A solution of Ethanoic acid in a organic solvent called A which is not mixed with water has been shaked in some volume of water and then the mixture has came in to the equilibrium state in 300k.Phynopthelene has been used as the index and the two layers has been titrated by dilute NaOH seperatedly. 10 cm^3 of NaOH solution has been used to completely react with 50 cm^3 of water layer.20 cm^3 of NaOH solution has been used to react with 5.0 cm^3 of organic layer.
Find the Distribution Constant of Ethanoic acid in water and the oraganic solvent A.
Please help me on this.
Water = aq
Organic Solvent = org
When the ethanoic acid the in organic solvent mix with water ethanoic acid will go in to the water phase because ethonoic mix with water. When you titrate with NaOH you will get the ethanoic concentration of each phase water and organic solvent.
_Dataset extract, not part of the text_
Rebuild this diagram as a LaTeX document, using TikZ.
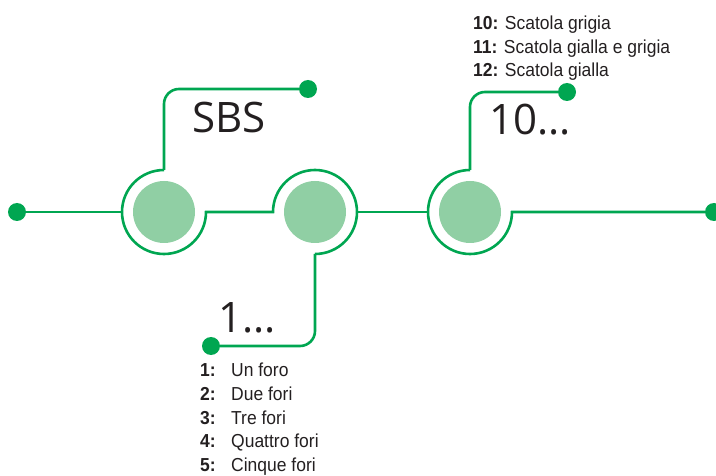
\documentclass[tikz,border=0pt]{standalone}
\usepackage{fontspec}
\setmainfont{Liberation Sans}
\newfontfamily\tagfont{Open Sans}
\newfontfamily\listfont[FakeStretch=0.93]{Liberation Sans}
\usetikzlibrary{positioning}

\newcommand{\itemno}[1]{\makebox[31pt][l]{\textbf{#1}}}

\begin{document}
\begin{tikzpicture}[x=1pt, y=1pt,
  line/.style={draw=cgreen, line width=2.6pt},
  hub/.style={circle, fill=clight, minimum size=62pt, inner sep=0pt},
  dot/.style={circle, fill=cgreen, minimum size=18pt, inner sep=0pt},
  tag/.style={font=\tagfont\fontsize{42}{42}\selectfont, text=ctext, inner sep=0pt},
  list/.style={font=\listfont\fontsize{18.8}{23.5}\selectfont, text=ctext, inner sep=0pt},
]
\definecolor{cgreen}{HTML}{00A651}
\definecolor{clight}{HTML}{90CFA4}
\definecolor{ctext}{HTML}{231F20}
\useasboundingbox (0,0) rectangle (716,-476);
\node[hub] (h1) at (164,-212) {};
\node[hub] (h2) at (315,-212) {};
\node[hub] (h3) at (470,-212) {};
\node[dot] (d0) at (17,-212) {};
\node[dot] (d1) at (308,-89) {};
\node[dot] (d2) at (211,-346) {};
\node[dot] (d3) at (567,-92) {};
\node[dot] (d4) at (714,-212) {};
\draw[line] (d0) -- ([xshift=-42pt]h1.center);
\draw[line] ([yshift=42pt]h1.center) arc[start angle=90, end angle=360, radius=42]
  -- ([xshift=-42pt]h2.center) arc[start angle=180, end angle=-90, radius=42];
\draw[line] ([xshift=42pt]h2.center) -- ([xshift=-42pt]h3.center);
\draw[line] ([yshift=42pt]h3.center) arc[start angle=90, end angle=360, radius=42] -- (d4);
\draw[line, rounded corners=15pt] ([yshift=42pt]h1.center) |- (d1);
\draw[line, rounded corners=15pt] ([yshift=-42pt]h2.center) |- (d2);
\draw[line, rounded corners=15pt] ([yshift=42pt]h3.center) |- (d3);
\node[tag, anchor=base west] (sbs) at (192,-133) {SBS};
\node[tag, anchor=base west] (one) at (218,-333) {1...};
\node[tag, anchor=base west] (ten) at (489,-135) {10...};
\node[list, anchor=base west] (t1) at (473,-30) {\textbf{10:} Scatola grigia};
\node[list, anchor=base west] (t2) at (473,-53.5) {\textbf{11:} Scatola gialla e grigia};
\node[list, anchor=base west] (t3) at (473,-77) {\textbf{12:} Scatola gialla};
\node[list, anchor=base west] (b1) at (200,-377) {\itemno{1:}Un foro};
\node[list, anchor=base west] (b2) at (200,-400.5) {\itemno{2:}Due fori};
\node[list, anchor=base west] (b3) at (200,-424) {\itemno{3:}Tre fori};
\node[list, anchor=base west] (b4) at (200,-447.5) {\itemno{4:}Quattro fori};
\node[list, anchor=base west] (b5) at (200,-471) {\itemno{5:}Cinque fori};
\end{tikzpicture}
\end{document}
`CH_3COOH + NaOH rarr H_2O+CH_3COONa`
Assume the concentration of NaOH = xM
For water layer;
Amount of NaOH consumed `= x/1000xx10 = 0.01x`
But his 0.01x is in 50ml of water.
`[CH_3COOH]_(aq) = (0.01x)/50xx1000 = 0.2x`
For Organic layer;
Using the same calculation above we can get;
`[CH_3COOH]_(org) = (x/1000xx20)/5xx1000 = 4x`
Distribution constant `K_D` is defined as;
`K_D = ([CH_3COOH]_(org))/([CH_3COOH]_(aq))`
`K_D = (4x)/(0.2x)`
`K_D = 20`
So the Distribution Constant of Ethanoic acid in water and the organic solvent is 20.